University of California, Santa Barbara, Replaces Berkshire Hathaway Executive’s Drawings

Proposed new dorms for the University of California, Santa Barbara, will be situated on a site at angles to provide views of the Pacific Ocean. (Skidmore, Owings & Merrill)
Proposed new dorms for the University of California, Santa Barbara, will be situated on a site at angles to provide views of the Pacific Ocean. (Skidmore, Owings & Merrill)

The University of California, Santa Barbara, hired architects to design new dorms following a decision last year to drop a proposed design that critics said looked like a jail with few windows.

The architecture firms Skidmore, Owings & Merrill and Mithun issued renderings for new student housing designs on March 22, featuring a cluster of low-rise buildings. The buildings will be staggered in their position on the lot, providing extensive views of the nearby Pacific Coast.

The decision to include extensive windows with views of the outdoors is significant because the rejected dorm design, created by the late Berkshire Hathaway executive Charlie Munger, was lambasted for its lack of windows. The state-owned college decided last year to drop Munger’s design after complaints from students, faculty and alumni.

A proposed design for student housing at the University of California, Santa Barbara, was criticized for being too large and having too few windows. (University of California, Santa Barbara)

Munger, an amateur architect, designed the 1.7 million-square-foot dorm called Munger Hall in collaboration with architects at VTBS and promised to donate $200 million to the university if it used his design. Dennis McFadden, a Southern California architect, resigned from a UCSB design review board in 2021 because of Munger’s design, saying it was “unsupportable from my perspective as an architect, a parent and a human being.”

Munger died in November at age 99.

The new designs created by SOM and Mithun “will provide critically needed affordable, apartment-style housing and an amenity-rich program,” Mithun associate principal Damian Possidente said in a statement.

“A central pedestrian promenade slices through the buildings north-to-south at the campus level, creating a welcoming series of outdoor gathering spaces with views of the Santa Ynez Mountains,” SOM said in a description of the dorms’ design.

The 25,000-student UCSB is struggling with a lack of student housing, a problem caused in part because of expensive real estate costs in the area and the college’s relatively small campus at 1,000 acres. Munger defended his design by saying the 3,500-bed dorm would provide as many student beds as possible on a small site.

But critics said the Munger-designed dorm would cram far too many college students into a single building, that the design would cut off students’ access to sunlight and that the building had too few entrance and exit doors, creating a safety issue.

SOM, based in Chicago, has completed other student housing designs for UCSB, including San Joaquin Villages and Tenaya Towers.
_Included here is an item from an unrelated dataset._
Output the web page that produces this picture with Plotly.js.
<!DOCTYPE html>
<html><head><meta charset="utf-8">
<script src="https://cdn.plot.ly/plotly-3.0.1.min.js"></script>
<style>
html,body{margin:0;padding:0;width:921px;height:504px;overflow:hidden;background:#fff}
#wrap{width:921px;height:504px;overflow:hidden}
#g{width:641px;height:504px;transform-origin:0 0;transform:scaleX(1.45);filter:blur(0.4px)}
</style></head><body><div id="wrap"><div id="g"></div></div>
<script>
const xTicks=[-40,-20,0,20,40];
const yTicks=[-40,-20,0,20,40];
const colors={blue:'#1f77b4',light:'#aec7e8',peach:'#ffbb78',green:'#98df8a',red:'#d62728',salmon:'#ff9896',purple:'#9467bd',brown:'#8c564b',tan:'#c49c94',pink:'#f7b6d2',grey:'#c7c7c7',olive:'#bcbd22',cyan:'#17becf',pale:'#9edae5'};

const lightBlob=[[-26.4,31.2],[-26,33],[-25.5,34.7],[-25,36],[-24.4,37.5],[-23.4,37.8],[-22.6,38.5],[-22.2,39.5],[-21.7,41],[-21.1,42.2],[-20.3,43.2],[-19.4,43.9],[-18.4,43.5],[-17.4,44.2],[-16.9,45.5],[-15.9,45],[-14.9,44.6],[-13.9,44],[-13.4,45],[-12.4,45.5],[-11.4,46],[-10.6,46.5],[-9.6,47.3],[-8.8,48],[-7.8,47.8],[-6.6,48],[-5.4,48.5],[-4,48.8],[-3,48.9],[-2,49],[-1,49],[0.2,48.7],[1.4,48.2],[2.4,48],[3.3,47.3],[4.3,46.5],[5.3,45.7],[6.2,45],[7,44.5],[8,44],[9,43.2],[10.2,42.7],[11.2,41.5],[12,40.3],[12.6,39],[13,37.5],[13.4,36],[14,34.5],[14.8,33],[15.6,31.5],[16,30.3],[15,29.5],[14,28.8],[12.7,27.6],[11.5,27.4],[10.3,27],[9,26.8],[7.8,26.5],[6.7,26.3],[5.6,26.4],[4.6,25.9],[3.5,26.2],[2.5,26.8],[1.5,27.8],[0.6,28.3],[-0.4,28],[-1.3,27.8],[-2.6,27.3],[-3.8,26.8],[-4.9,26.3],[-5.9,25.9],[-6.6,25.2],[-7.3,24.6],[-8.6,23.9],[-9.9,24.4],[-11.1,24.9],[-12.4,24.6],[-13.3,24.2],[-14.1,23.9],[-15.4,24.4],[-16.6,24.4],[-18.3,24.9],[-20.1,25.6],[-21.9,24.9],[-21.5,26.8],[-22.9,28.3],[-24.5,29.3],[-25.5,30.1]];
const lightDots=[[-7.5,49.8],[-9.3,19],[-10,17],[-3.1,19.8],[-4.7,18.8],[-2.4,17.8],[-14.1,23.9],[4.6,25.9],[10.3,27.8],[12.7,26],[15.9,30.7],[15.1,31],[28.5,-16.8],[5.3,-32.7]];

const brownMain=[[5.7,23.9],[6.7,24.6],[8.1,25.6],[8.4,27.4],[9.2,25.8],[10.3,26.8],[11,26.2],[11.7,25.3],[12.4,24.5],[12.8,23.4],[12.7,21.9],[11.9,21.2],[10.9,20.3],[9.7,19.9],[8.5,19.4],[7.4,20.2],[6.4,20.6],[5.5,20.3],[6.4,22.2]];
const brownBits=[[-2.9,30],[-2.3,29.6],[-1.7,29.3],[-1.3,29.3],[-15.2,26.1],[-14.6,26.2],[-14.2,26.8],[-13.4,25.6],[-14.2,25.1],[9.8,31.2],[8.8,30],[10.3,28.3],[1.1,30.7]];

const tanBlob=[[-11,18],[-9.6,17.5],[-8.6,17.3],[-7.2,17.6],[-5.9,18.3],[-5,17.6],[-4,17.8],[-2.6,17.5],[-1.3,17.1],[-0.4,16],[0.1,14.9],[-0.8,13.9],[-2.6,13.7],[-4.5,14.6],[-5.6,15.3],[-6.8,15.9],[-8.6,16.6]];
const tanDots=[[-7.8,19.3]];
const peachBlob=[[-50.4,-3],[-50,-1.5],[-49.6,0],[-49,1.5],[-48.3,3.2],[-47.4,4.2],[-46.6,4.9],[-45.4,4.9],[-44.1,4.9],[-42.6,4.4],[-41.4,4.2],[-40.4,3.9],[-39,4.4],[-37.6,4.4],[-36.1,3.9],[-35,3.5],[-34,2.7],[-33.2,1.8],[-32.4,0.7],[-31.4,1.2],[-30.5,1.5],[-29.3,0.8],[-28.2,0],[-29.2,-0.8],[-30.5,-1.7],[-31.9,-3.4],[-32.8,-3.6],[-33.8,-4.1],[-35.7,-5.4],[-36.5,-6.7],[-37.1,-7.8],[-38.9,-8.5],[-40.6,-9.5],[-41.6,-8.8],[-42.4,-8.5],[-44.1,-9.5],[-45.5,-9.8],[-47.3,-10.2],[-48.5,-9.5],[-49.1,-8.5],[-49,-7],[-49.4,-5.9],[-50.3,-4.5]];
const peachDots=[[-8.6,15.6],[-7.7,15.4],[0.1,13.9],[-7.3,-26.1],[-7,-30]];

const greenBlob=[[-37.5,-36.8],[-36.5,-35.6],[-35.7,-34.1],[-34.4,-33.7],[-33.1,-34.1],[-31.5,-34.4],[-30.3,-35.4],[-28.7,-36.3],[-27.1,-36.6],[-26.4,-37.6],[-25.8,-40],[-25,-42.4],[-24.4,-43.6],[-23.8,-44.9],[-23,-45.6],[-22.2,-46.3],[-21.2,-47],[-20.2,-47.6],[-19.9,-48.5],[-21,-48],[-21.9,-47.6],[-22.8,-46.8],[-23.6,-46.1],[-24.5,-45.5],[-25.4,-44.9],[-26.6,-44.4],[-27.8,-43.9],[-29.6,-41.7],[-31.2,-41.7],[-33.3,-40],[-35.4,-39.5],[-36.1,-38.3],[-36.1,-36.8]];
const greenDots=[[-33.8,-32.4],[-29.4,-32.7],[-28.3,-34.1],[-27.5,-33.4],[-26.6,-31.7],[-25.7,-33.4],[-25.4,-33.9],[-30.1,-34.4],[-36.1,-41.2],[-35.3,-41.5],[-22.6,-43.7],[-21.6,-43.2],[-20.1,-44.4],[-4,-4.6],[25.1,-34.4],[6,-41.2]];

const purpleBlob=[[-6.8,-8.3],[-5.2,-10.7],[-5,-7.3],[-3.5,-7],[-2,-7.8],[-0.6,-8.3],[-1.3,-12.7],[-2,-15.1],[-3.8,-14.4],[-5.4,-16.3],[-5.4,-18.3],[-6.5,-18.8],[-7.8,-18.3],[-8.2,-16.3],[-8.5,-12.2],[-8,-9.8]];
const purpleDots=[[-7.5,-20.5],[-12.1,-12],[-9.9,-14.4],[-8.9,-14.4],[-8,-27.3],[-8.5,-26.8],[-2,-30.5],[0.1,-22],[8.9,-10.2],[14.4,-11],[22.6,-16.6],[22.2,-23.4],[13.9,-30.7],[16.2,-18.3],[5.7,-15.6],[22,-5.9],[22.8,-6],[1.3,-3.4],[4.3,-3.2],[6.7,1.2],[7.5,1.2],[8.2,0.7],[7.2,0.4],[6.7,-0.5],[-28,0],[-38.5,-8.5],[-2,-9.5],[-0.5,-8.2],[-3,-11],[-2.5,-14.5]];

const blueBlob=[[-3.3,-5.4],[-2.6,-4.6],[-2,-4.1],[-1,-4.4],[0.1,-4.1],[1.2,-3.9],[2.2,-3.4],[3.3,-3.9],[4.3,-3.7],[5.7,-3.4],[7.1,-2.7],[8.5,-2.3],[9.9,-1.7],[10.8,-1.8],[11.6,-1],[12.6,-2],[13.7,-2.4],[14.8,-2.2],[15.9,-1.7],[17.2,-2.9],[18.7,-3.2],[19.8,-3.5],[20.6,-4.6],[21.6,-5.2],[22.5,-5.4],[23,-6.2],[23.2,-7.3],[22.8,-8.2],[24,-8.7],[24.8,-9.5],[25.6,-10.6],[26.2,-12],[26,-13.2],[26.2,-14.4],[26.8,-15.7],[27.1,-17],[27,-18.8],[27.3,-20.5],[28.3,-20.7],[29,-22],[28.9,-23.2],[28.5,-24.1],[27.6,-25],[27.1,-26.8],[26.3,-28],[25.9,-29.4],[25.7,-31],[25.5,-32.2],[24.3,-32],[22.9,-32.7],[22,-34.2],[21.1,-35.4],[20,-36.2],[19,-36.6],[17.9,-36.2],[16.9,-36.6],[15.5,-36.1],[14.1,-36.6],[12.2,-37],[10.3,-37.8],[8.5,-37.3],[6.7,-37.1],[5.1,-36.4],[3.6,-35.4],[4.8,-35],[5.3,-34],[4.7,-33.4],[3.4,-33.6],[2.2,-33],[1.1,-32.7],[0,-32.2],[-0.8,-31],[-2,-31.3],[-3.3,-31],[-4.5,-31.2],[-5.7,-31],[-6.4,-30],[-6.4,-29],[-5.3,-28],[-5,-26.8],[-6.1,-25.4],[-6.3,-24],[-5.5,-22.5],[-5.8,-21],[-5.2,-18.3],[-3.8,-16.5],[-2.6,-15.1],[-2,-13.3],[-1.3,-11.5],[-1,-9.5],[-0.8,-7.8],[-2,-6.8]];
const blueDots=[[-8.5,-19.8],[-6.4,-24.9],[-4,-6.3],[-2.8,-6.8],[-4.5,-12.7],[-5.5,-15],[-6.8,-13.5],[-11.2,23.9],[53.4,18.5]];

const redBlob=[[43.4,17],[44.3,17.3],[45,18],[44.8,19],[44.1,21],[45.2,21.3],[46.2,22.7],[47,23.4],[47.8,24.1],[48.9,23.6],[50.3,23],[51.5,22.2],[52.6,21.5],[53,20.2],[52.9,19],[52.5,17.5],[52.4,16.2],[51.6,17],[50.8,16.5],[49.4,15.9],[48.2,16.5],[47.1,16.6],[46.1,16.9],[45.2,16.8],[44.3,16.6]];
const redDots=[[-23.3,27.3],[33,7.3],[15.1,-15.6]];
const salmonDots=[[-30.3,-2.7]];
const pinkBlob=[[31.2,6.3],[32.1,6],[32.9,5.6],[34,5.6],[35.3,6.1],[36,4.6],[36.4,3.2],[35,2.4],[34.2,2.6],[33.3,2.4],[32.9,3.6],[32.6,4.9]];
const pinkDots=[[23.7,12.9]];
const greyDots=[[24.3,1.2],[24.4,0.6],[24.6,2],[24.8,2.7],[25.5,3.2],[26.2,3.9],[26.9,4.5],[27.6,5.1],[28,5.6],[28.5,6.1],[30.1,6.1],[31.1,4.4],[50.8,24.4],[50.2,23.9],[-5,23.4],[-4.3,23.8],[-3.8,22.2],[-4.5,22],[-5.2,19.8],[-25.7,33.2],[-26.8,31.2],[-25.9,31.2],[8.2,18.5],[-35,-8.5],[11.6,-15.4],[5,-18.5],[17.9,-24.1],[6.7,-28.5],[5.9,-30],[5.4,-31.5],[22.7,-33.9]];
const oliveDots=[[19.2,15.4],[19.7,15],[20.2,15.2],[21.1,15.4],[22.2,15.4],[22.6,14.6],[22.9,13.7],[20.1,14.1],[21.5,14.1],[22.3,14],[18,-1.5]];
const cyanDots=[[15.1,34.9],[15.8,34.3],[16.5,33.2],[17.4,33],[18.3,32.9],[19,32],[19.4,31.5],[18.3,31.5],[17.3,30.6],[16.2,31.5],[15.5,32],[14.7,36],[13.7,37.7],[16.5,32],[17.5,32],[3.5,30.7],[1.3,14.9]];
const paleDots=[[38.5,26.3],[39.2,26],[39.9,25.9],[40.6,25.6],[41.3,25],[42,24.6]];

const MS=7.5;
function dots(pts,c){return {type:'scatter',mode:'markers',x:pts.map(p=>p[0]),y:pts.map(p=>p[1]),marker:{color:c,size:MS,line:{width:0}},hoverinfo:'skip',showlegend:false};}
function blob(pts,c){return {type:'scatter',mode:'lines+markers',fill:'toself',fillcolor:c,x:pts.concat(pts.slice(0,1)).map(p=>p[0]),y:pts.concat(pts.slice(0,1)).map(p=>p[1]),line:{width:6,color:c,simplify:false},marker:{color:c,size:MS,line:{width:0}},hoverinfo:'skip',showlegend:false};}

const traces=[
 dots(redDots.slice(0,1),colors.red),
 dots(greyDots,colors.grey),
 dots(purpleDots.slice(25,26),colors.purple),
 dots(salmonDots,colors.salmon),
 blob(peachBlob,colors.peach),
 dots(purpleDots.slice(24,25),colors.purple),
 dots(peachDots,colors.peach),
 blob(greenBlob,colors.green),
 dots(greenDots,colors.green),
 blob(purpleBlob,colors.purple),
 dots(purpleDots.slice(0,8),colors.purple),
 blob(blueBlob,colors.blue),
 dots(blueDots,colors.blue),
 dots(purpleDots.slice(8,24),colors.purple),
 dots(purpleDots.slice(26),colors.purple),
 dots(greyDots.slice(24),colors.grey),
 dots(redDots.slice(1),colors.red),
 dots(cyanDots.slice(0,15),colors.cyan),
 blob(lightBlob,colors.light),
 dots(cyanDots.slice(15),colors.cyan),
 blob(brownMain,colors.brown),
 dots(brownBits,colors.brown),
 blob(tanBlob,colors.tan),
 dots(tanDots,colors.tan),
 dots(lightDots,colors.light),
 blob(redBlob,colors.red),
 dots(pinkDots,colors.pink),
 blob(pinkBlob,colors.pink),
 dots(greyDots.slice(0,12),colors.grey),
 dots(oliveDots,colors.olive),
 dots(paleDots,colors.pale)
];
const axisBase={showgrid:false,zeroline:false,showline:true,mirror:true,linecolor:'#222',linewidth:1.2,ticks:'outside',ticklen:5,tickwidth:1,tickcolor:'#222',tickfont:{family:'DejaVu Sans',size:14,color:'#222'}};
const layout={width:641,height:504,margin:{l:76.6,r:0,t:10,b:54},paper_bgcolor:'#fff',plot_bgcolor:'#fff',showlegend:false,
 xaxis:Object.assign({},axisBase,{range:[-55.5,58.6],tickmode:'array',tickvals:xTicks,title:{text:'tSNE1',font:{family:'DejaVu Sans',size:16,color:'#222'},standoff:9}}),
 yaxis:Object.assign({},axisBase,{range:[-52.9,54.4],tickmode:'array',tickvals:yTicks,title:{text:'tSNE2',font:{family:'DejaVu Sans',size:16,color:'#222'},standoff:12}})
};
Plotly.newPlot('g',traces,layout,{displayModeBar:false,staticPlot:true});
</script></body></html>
Seattle-based Mithun has designed student housing for Princeton University and the University of California in Los Angeles and Irvine.
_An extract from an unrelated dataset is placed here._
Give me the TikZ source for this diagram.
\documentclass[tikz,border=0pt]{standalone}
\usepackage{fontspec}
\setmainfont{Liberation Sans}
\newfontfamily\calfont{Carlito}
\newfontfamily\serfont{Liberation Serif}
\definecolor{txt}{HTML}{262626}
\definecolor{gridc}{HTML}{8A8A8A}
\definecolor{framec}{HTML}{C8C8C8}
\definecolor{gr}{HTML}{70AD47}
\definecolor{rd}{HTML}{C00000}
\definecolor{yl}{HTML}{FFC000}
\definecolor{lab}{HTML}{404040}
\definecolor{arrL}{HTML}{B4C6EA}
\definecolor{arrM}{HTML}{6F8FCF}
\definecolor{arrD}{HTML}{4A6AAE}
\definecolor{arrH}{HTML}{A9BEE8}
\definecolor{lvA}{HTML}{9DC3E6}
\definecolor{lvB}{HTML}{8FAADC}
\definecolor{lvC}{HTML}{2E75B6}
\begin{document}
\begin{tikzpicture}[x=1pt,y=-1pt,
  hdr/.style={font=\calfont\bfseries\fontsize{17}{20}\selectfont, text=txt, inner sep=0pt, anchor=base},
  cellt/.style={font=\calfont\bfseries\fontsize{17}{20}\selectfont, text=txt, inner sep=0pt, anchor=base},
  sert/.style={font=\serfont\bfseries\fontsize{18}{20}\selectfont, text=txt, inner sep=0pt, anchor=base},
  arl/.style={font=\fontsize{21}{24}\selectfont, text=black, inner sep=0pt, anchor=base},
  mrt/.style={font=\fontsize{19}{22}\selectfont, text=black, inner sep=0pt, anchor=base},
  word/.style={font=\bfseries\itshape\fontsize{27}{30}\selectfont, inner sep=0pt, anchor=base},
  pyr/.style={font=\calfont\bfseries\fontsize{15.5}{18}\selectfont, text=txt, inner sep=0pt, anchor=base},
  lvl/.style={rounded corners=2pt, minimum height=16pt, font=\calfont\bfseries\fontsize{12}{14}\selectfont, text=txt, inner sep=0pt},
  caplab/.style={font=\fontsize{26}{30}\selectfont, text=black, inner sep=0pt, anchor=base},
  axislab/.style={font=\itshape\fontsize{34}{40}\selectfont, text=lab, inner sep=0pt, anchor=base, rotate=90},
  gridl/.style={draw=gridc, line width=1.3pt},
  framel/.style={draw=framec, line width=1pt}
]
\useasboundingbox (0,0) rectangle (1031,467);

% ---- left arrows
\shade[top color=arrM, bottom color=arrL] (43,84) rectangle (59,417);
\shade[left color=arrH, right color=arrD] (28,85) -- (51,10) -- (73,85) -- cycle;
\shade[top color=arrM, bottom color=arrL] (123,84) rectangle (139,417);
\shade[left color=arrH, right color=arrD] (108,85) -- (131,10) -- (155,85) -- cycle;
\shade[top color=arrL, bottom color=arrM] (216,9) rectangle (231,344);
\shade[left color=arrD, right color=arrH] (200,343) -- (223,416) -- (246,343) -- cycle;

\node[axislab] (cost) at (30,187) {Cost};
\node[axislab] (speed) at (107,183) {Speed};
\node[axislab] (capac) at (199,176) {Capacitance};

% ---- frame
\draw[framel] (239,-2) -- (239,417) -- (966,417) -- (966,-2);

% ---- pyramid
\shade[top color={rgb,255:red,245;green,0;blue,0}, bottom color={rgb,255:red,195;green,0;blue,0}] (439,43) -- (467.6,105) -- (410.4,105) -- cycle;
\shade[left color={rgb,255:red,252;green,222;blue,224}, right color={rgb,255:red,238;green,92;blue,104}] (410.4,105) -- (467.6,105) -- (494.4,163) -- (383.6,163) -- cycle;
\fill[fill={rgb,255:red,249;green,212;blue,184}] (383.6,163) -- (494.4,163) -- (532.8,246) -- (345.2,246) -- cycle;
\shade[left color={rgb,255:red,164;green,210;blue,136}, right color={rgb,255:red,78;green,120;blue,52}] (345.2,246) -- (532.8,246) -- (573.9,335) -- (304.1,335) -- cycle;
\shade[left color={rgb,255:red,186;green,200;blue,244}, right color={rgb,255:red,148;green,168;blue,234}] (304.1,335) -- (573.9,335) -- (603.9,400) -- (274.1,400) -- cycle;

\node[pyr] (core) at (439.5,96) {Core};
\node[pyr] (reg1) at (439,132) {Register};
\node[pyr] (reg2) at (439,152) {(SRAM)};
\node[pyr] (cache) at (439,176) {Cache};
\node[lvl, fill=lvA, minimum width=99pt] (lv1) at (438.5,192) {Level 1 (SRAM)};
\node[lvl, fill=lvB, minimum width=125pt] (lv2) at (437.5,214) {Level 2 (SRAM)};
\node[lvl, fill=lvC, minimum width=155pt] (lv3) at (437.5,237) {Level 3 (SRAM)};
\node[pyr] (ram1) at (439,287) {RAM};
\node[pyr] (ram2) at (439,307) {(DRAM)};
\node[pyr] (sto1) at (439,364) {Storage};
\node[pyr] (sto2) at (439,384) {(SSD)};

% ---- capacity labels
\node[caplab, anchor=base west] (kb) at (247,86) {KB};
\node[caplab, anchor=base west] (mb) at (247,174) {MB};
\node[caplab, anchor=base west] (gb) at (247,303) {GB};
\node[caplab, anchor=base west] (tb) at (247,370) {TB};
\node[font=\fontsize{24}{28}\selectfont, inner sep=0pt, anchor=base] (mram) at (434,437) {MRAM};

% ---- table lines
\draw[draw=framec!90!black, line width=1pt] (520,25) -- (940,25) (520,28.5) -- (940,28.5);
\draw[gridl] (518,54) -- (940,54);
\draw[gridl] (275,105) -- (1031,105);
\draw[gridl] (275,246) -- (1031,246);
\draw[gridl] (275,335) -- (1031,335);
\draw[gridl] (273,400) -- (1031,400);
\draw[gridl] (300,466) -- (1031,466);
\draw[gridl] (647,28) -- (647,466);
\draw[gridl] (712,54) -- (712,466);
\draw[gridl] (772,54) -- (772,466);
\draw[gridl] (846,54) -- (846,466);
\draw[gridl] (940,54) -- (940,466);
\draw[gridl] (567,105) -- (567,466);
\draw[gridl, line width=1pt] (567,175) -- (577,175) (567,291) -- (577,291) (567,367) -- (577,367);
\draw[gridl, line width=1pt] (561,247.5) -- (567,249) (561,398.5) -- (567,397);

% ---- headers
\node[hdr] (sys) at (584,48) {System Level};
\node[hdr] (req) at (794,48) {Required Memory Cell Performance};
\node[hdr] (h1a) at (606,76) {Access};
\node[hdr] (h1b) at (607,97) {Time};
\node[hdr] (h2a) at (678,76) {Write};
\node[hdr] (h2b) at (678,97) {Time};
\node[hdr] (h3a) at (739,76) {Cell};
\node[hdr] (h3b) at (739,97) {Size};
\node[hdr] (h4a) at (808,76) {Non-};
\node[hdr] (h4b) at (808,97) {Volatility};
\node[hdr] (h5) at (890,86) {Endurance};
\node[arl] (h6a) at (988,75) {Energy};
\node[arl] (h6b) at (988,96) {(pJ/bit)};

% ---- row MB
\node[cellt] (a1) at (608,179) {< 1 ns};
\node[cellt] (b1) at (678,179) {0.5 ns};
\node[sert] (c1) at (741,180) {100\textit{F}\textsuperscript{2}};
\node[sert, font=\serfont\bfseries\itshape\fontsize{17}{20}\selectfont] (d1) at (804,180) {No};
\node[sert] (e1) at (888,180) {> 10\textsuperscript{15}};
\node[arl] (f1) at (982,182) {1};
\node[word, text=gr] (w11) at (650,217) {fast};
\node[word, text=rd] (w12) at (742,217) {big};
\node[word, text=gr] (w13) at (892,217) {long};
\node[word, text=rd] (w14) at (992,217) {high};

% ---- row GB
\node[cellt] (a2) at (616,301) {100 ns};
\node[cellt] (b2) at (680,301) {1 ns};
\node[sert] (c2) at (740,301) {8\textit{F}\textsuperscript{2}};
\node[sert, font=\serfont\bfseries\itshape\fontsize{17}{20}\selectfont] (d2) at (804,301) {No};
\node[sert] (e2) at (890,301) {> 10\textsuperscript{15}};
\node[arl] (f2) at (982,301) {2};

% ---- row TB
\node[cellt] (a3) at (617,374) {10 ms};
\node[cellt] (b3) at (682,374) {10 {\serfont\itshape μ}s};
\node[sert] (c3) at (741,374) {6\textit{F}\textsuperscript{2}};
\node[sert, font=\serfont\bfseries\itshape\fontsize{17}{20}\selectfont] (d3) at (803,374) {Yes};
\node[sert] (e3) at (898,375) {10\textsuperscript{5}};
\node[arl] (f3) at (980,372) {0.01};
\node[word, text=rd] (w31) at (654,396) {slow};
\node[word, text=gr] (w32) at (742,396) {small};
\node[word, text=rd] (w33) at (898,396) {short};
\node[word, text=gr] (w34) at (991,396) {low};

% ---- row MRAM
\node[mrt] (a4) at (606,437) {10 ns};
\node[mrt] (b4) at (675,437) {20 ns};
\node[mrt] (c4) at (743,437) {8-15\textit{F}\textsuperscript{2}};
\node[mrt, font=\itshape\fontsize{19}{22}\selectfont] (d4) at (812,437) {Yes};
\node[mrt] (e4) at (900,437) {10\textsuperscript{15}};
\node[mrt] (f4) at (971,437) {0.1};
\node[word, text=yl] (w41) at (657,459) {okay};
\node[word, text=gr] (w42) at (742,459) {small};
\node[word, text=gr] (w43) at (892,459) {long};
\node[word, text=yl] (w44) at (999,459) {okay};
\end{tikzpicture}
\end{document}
The two firms’ proposal for UCSB calls for a 2,140-bed complex scheduled to open in 2027 and an additional 2,000-bed housing complex to open in 2029. The timetable is pending design approval by the University of California Board of Regents, which is scheduled to vote on the proposal in May.

For the Record

Olin McKenzie, partner, and Tannar Whitney, principal, are leading the effort for SOM. Bill LaPatra, partner, and Damian Possidente, principal, are leading the effort for Mithun.